The Incarnation has immense implications as the power to create everything from nothing becomes vulnerable revealing that true power comes from vulnerability. God becomes a baby
The Word had to learn words. The Logos had to learn language. And then he used those words as parables that, like all great stories, fill the hearer with surprise, confusion, and are challenged by them.
Christ left the heavens for the humdrum to reveal to us the reality that both are holy.
He entered into our own brokenness, loneliness, and desperate need. The Holy became humble to heal and bring wholeness. Christ became compassion.

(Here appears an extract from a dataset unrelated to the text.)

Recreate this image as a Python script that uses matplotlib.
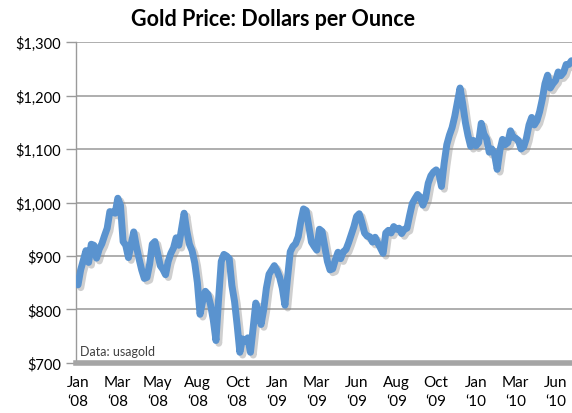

Dietrich Bonhoeffer wrote:
"Only the humble believe him and rejoice that God is so free and so marvelous that he does wonders where people despair, that he takes what is little and lowly and makes it marvelous. And that is the wonder of all wonders that God loves the lowly . . . God is not ashamed of the lowliness of human beings. God marches right in. He chooses people as his instruments and performs his wonders where one would least expect them. God is not to lowliness; he loves the lost, the neglected, the unseemly, the excluded, the weak and the broken."
The power of all creation stooped down to lift us up because, in our own inadequacy, we could not do it ourselves.
Advent is the season of expectation that is met in Incarnation. It is the answer to the question that resonates throughout all of human history and is met with an emphatic, "YES! God loves us enough to become one of us." This is not an easy thing to believe but the most important things never are.
Yet the only proper response is not comprehension but adoration. The Incarnation is meant to be approached with awe and wonder and worship.